Menanggapi kasus tersebut, Peneliti Center of Digital Economy and SMEs INDEF Nailul Huda melihat ada dua hal yang menyebabkan terjadinya kasus gagal bayar hingga merenggut korban jiwa. Pertama, menurut Huda, informasi mengenai pinjol masih belum simetris.
"Informasi yang berkembang saat ini asimetris, sebagai contoh mengenai bunga," kata Huda kepada Republika.co.id, Kamis (21/9/2023).
Berdasarkan survei, Huda menjelaskan, faktor paling penting yang dipertimbangkan saat meminjam adalah suku bunga yang rendah. Namun, pinjol tidak memberikan informasi secara rinci besaran bunga yang harus dibayarkan.
"Iklan pinjol hanya menampilkan bunga mulai 0,1 persen hingga 0,4 persen tanpa menampilkan apakah itu harian, mingguan, atau bulanan. Jika harian sebesar 0,4 persen, maka satu bulan adalah 12 persen," jelas Huda.

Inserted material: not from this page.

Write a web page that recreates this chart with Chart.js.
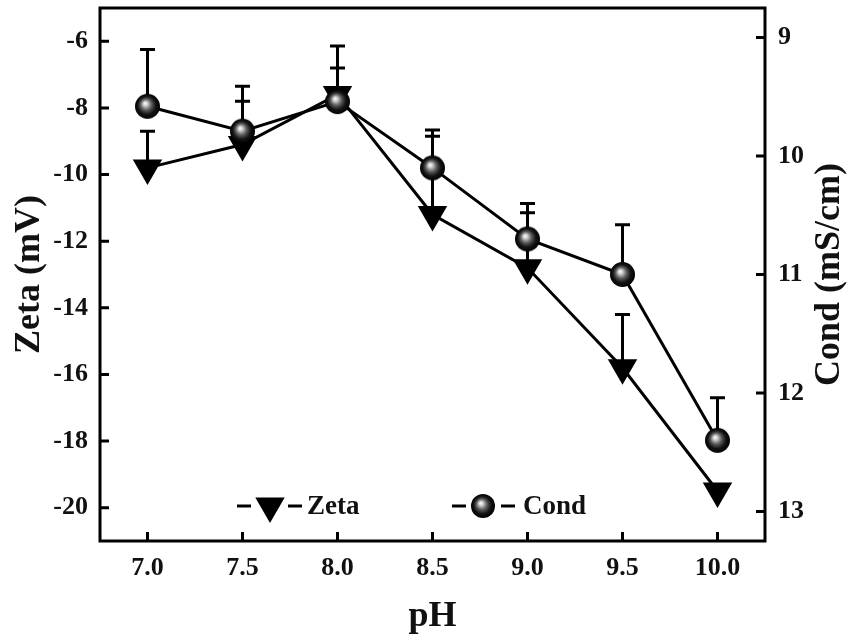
<!DOCTYPE html>
<html>
<head>
<meta charset="utf-8">
<script src="https://cdn.jsdelivr.net/npm/chart.js@4.4.0/dist/chart.umd.min.js"></script>
<style>
  body { margin: 0; background: #fff; }
  #wrap { width: 851px; height: 643px; }
</style>
</head>
<body>
<div id="wrap"><canvas id="zeta-cond-chart"></canvas></div>
<script>
const phValues = [7.0, 7.5, 8.0, 8.5, 9.0, 9.5, 10.0];
const zetaValues = [-9.8, -9.1, -7.6, -11.2, -12.8, -15.8, -19.5];
const zetaErrors = [1.1, 1.3, 0.8, 2.35, 1.65, 1.6, 0];
const condValues = [9.58, 9.79, 9.54, 10.10, 10.70, 11.0, 12.40];
const condErrors = [0.48, 0.38, 0.47, 0.32, 0.30, 0.42, 0.36];

const phTicks = [7.0, 7.5, 8.0, 8.5, 9.0, 9.5, 10.0];
const zetaTicks = [-6, -8, -10, -12, -14, -16, -18, -20];
const condTicks = [9, 10, 11, 12, 13];

const serif = 'Liberation Serif';
const ink = '#111';

// shiny black ball used as the Cond marker
function makeBall(r) {
  const c = document.createElement('canvas');
  const size = Math.ceil(r * 2 + 2);
  c.width = size; c.height = size;
  const g = c.getContext('2d');
  const m = size / 2;
  const grad = g.createRadialGradient(m - r * 0.2, m - r * 0.25, 0, m, m, r);
  grad.addColorStop(0, '#ffffff');
  grad.addColorStop(0.15, '#d8d8d8');
  grad.addColorStop(0.45, '#5a5a5a');
  grad.addColorStop(0.72, '#141414');
  grad.addColorStop(1, '#000000');
  g.fillStyle = grad;
  g.beginPath();
  g.arc(m, m, r, 0, Math.PI * 2);
  g.fill();
  return c;
}
const ball = makeBall(12.5);
const legendBall = makeBall(12);

// error bars, one-sided towards the top of the plot, drawn under lines and markers
const errorBars = {
  id: 'errorBars',
  beforeDatasetsDraw(chart) {
    const ctx = chart.ctx;
    const x = chart.scales.x;
    ctx.save();
    ctx.strokeStyle = '#000';
    ctx.lineWidth = 3;
    chart.data.datasets.forEach(ds => {
      const y = chart.scales[ds.yAxisID];
      ds.data.forEach((p, i) => {
        const err = ds.errors[i];
        if (!err) return;
        const px = x.getPixelForValue(p.x);
        const py = y.getPixelForValue(p.y);
        const pt = Math.min(y.getPixelForValue(p.y + err), y.getPixelForValue(p.y - err));
        ctx.beginPath();
        ctx.moveTo(px, py);
        ctx.lineTo(px, pt);
        ctx.moveTo(px - 7.5, pt);
        ctx.lineTo(px + 7.5, pt);
        ctx.stroke();
      });
    });
    ctx.restore();
  }
};

// box frame, inward ticks, right title and legend
const frame = {
  id: 'frame',
  afterDraw(chart) {
    const ctx = chart.ctx;
    const a = chart.chartArea;
    ctx.save();
    ctx.strokeStyle = '#000';
    ctx.lineWidth = 3;
    ctx.strokeRect(a.left, a.top, a.right - a.left, a.bottom - a.top);

    const tickLen = 9;
    ctx.beginPath();
    chart.scales.x.ticks.forEach(t => {
      const px = chart.scales.x.getPixelForValue(t.value);
      ctx.moveTo(px, a.bottom);
      ctx.lineTo(px, a.bottom - tickLen);
    });
    chart.scales.y.ticks.forEach(t => {
      const py = chart.scales.y.getPixelForValue(t.value);
      ctx.moveTo(a.left, py);
      ctx.lineTo(a.left + tickLen, py);
    });
    chart.scales.y1.ticks.forEach(t => {
      const py = chart.scales.y1.getPixelForValue(t.value);
      ctx.moveTo(a.right, py);
      ctx.lineTo(a.right - tickLen, py);
    });
    ctx.stroke();

    // right axis title reads bottom to top
    ctx.fillStyle = ink;
    ctx.font = 'bold 36px "' + serif + '"';
    ctx.textAlign = 'center';
    ctx.textBaseline = 'middle';
    ctx.translate(830, (a.top + a.bottom) / 2);
    ctx.rotate(-Math.PI / 2);
    ctx.fillText('Cond (mS/cm)', 0, 0);
    ctx.setTransform(1, 0, 0, 1, 0, 0);

    // legend
    const ly = 506;
    ctx.lineWidth = 3;
    ctx.beginPath();
    ctx.moveTo(237, ly); ctx.lineTo(251, ly);
    ctx.moveTo(288, ly); ctx.lineTo(302, ly);
    ctx.moveTo(452, ly); ctx.lineTo(466, ly);
    ctx.moveTo(501, ly); ctx.lineTo(515, ly);
    ctx.stroke();
    ctx.fillStyle = '#000';
    ctx.beginPath();
    ctx.moveTo(270 - 14.7, ly - 8.5);
    ctx.lineTo(270 + 14.7, ly - 8.5);
    ctx.lineTo(270, ly + 17);
    ctx.closePath();
    ctx.fill();
    ctx.drawImage(legendBall, 483 - legendBall.width / 2, ly - legendBall.height / 2);
    ctx.fillStyle = ink;
    ctx.font = 'bold 27px "' + serif + '"';
    ctx.textAlign = 'left';
    ctx.textBaseline = 'middle';
    ctx.fillText('Zeta', 307, ly + 1);
    ctx.fillText('Cond', 523, ly + 1);
    ctx.restore();
  }
};

const noPad = s => { s.paddingTop = 0; s.paddingBottom = 0; s.paddingLeft = 0; s.paddingRight = 0; };

new Chart(document.getElementById('zeta-cond-chart'), {
  type: 'line',
  data: {
    datasets: [
      {
        label: 'Cond',
        data: condValues.map((v, i) => ({ x: phValues[i], y: v })),
        errors: condErrors,
        yAxisID: 'y1',
        order: 0,
        borderColor: '#000',
        borderWidth: 3,
        pointStyle: ball,
        pointRadius: 12.5,
        pointHoverRadius: 12.5,
        tension: 0
      },
      {
        label: 'Zeta',
        data: zetaValues.map((v, i) => ({ x: phValues[i], y: v })),
        errors: zetaErrors,
        yAxisID: 'y',
        order: 1,
        borderColor: '#000',
        borderWidth: 3,
        pointStyle: 'triangle',
        rotation: 180,
        pointRadius: 17,
        pointHoverRadius: 17,
        pointBackgroundColor: '#000',
        pointBorderColor: '#000',
        pointBorderWidth: 0,
        tension: 0
      }
    ]
  },
  options: {
    responsive: true,
    maintainAspectRatio: false,
    animation: false,
    events: [],
    layout: { autoPadding: false, padding: { top: 8, left: 0, right: 0, bottom: 0 } },
    scales: {
      x: {
        type: 'linear',
        min: 6.75,
        max: 10.25,
        afterBuildTicks: s => { s.ticks = phTicks.map(v => ({ value: v })); },
        afterFit: s => { s.height = 102; noPad(s); },
        grid: { display: false, drawTicks: false },
        border: { display: false },
        ticks: {
          padding: 12,
          color: ink,
          font: { family: serif, size: 26, weight: 'bold' },
          callback: v => Number(v).toFixed(1)
        },
        title: {
          display: true,
          text: 'pH',
          color: ink,
          padding: { top: 0, bottom: 5 },
          font: { family: serif, size: 36, weight: 'bold' }
        }
      },
      y: {
        position: 'left',
        min: -21,
        max: -5,
        afterBuildTicks: s => { s.ticks = zetaTicks.map(v => ({ value: v })); },
        afterFit: s => { s.width = 100; noPad(s); },
        grid: { display: false, drawTicks: false },
        border: { display: false },
        ticks: {
          padding: 12,
          color: ink,
          font: { family: serif, size: 26, weight: 'bold' }
        },
        title: {
          display: true,
          text: 'Zeta (mV)',
          color: ink,
          padding: { top: 8, bottom: 0 },
          font: { family: serif, size: 36, weight: 'bold' }
        }
      },
      y1: {
        position: 'right',
        reverse: true,
        min: 8.75,
        max: 13.25,
        afterBuildTicks: s => { s.ticks = condTicks.map(v => ({ value: v })); },
        afterFit: s => { s.width = 86; noPad(s); },
        grid: { display: false, drawTicks: false },
        border: { display: false },
        ticks: {
          padding: 13,
          color: ink,
          font: { family: serif, size: 26, weight: 'bold' }
        }
      }
    },
    plugins: {
      legend: { display: false },
      tooltip: { enabled: false }
    }
  },
  plugins: [errorBars, frame]
});
</script>
</body>
</html>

Selain itu, kasus terakhir menyebutkan pembayarannya mencapai dua kali lipat dari utang pokok. Untuk itu, Huda meminta ada pihak yang harus bertanggung jawab terhadap informasi tersebut.
Kedua, Huda melihat, penilaian credit scoring pinjol yang menggunakan data alternatif masih perlu diperkuat. Menurut Huda, harus ada data pembanding atau penunjang seperti data historis perbankan. Data ini bisa digunakan untuk melihat kemampuan bayar calon peminjam.
"Ini dapat dilihat sebenarnya dari tingkat gagal bayar yang semakin meningkat. Bahkan ada pinjol resmi yang tingkat bayarnya sampai 77 persen. Artinya, dari sistem asesmennya harus ada perbaikan," kata Huda.